In 2007, Diana was celebrated as one of 10 winners of the first annual Women to Watch award, by Running Start. She also received the first Social Innovation Champion Award at George Mason University’s Accelerating Social Entrepreneurship (ASE) conference in 2011. Since then, in 2012, her alma mater, Brown University, honored her with its highest distinction for graduates, the Williams Rogers Award, in recognition of exemplifying Brown’s mission to prepare alumni for lives of "usefulness and reputation."
Njideka Harry
Leadership Group Member, Strategic Entrepreneurship Relationships
Njideka Françoise Harry is working with leading entrepreneurs who have made a big, positive impact in their industry and who want to make an equally transformative impact on society. An experienced entrepreneur-for-good and philanthropy advisor, Njideka is a Leadership Group Member and Vice President, Strategic Entrepreneurship Relationships, where she oversees "Entrepreneur-to-Entrepreneur," an exclusive network of high-impact entrepreneurs who partner with Ashoka's most powerful social entrepreneurs to change the way people harness their social, political, financial and intellectual capital to create lasting systemic change.

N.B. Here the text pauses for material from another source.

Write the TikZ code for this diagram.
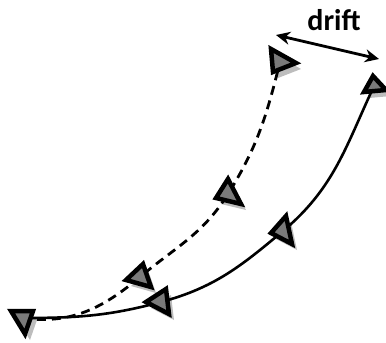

A serial social entrepreneur and an Ashoka Fellow, Njideka started her first social business, a neighborhood bakery, at the age of 12. She experienced first-hand how such enterprises sit at the inflection point of market and social norms – as a transactional business requiring an understanding of non-market values that regulated operational behavior. Most Ashoka Fellows have their first changemaking experience in their early teens. Those who signaled that they started something noteworthy in their teens are four times more likely to be entrepreneurs.
At 25, Njideka founded Youth for Technology Foundation (YTF), an education technology citizen sector organization. YTF leverages appropriate technology for education and entrepreneurship, replacing economic disparity with economic opportunity. Since founding YTF, Njideka has built several award-winning initiatives that leverage technology for good, while bridging digital and gender inequities.
A Fellow at the World Economic Forum, Njideka serves on the Civil Society and Future of Work committee. She has served on the Kellogg Advisory Council and is currently in the Pete Henderson Society of Northwestern University. She is an advisory board member of the Alliance for Affordable Internet, an expert contributor for the prosperity index at the Legatum Institute in the UK and is on the Global Advisory Council of TWIN Tech. Prior to working in social impact and philanthropy, Njideka began her corporate career at GE Capital and Microsoft traveling and working out of offices in Europe, Africa, and North America.
Njideka earned her Bachelor of Business Administration from the University of Massachusetts, Amherst, and a Master of Business Administration from Northwestern University Kellogg School of Management. She completed post-graduate studies at Stanford University, where she was a Reuters Digital Vision Fellow.
Odin Mühlenbein
Systems Change, Ashoka Globalizer
Odin Mühlenbein is a Partner at Ashoka Germany and co-leads the Systems Unit at Ashoka Globalizer. Globalizer develops impact strategies for advanced social entretreneurs from around the world with the goal to promote social system change.
Before his job at Ashoka, Odin worked at McKinsey & Company and co-founded two social ventures that are now led by successors. He studied in Munich, Oxford, and Cambridge and holds degrees in Philosophy, Logic, and Political Sciences.